Szef Urzędu do Spraw Kombatantów i Osób Represjonowanych podkreślił, że wszyscy pochowani na tym cmentarzu przebyli długą drogę z ojczystej ziemi do ziemi włoskiej. Była to często droga cierniowa wiodąca przez sowieckie łagry i miejsca zsyłek poprzez Bliski Wschód aż do Italii, gdzie przyszło im się zmierzyć ze śmiertelnym wrogiem, sprawcą nieszczęść, jakie spadły na nasz kraj w strasznych latach drugiej wojny światowej. Wielu zmarło z ran, konając na łóżku w miejscowym szpitalu, z dala od zgiełku bitewnego. Niewdzięczna to śmierć, a jednak każdy z nich mógłby powtórzyć za św. Pawłem: „W dobrych zawodach wystąpiłem, bieg ukończyłem, wiary ustrzegłem. Na ostatek odłożono dla mnie wieniec sprawiedliwości”. Taki napis widnieje na bramie cmentarza i jest to godne podsumowanie historii naszych żołnierzy.
– Tutaj spoczął po śmierci major Henryk Sucharski, dowódca obrony Westerplatte w 1939 roku. Westerplatte to w naszej tradycji słowo-symbol. Często przywołujemy słowa wielkiego papieża Jana Pawła II, który mówił w Gdańsku, że „każdy (…) znajduje też w życiu jakieś swoje Westerplatte, jakiś wymiar zadań, które trzeba podjąć i wypełnić, jakąś słuszną sprawę, o którą nie można nie walczyć, jakiś obowiązek, powinność, od której nie można się uchylić, nie można zdezerterować”. Te słowa pasują do żołnierzy spoczywających na cmentarzu w Casamassima. Byli żołnierzami w służbie Rzeczypospolitej i swój obowiązek spełnili do końca. – dodał szef UdSKiOR.

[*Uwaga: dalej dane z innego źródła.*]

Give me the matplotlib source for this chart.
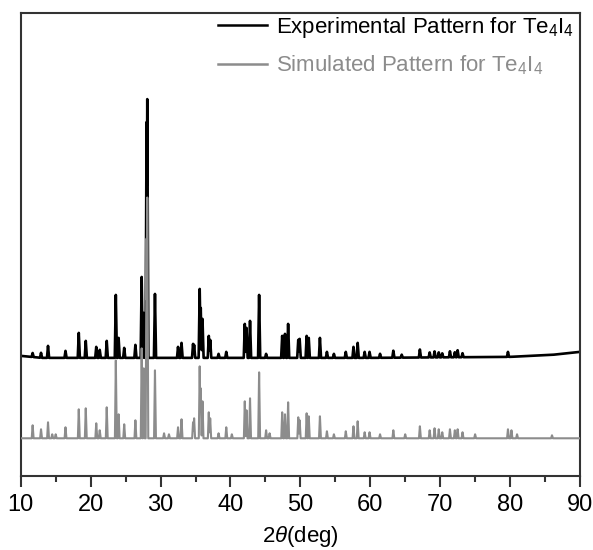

Jan Józef Kasprzyk odniósł się również do odznaczeń, którymi uhonorował tego dnia osoby zasłużone w pielęgnowaniu pamięci o poległych i zmarłych Andersiakach – Historia się nie kończy, życie toczy się dalej, dzieło poprzedników podejmują nowe pokolenia. I dziś widzimy ludzi gotowych do poświęceń, do służby dla innych, służby często bezinteresownej. Z niekłamaną przyjemnością podjąłem decyzję o przyznaniu kilku obecnym tu osobom Medali „Pro Patria” i „Pro Bono Poloniae. Są w tym gronie moi rodacy i są włoscy gospodarze tej ziemi – wszyscy połączeni wspólną sprawą. W Dniu Zadusznym, dniu zadumy i refleksji potrafimy okazać wdzięczność włoskim przyjaciołom, strzegącym pamięci o polskich żołnierzach i miło nam spotkać rodaków, pielęgnujących korzenie i pokazujących sąsiadom piękno naszej historii. Bardzo dziękuję za gościnne przyjęcie. Mam nadzieję, że niejednokrotnie będę jeszcze miał okazję pokłonić się tutaj prochom naszych bohaterów. Niech żyje Italia! Niech żyje Polska!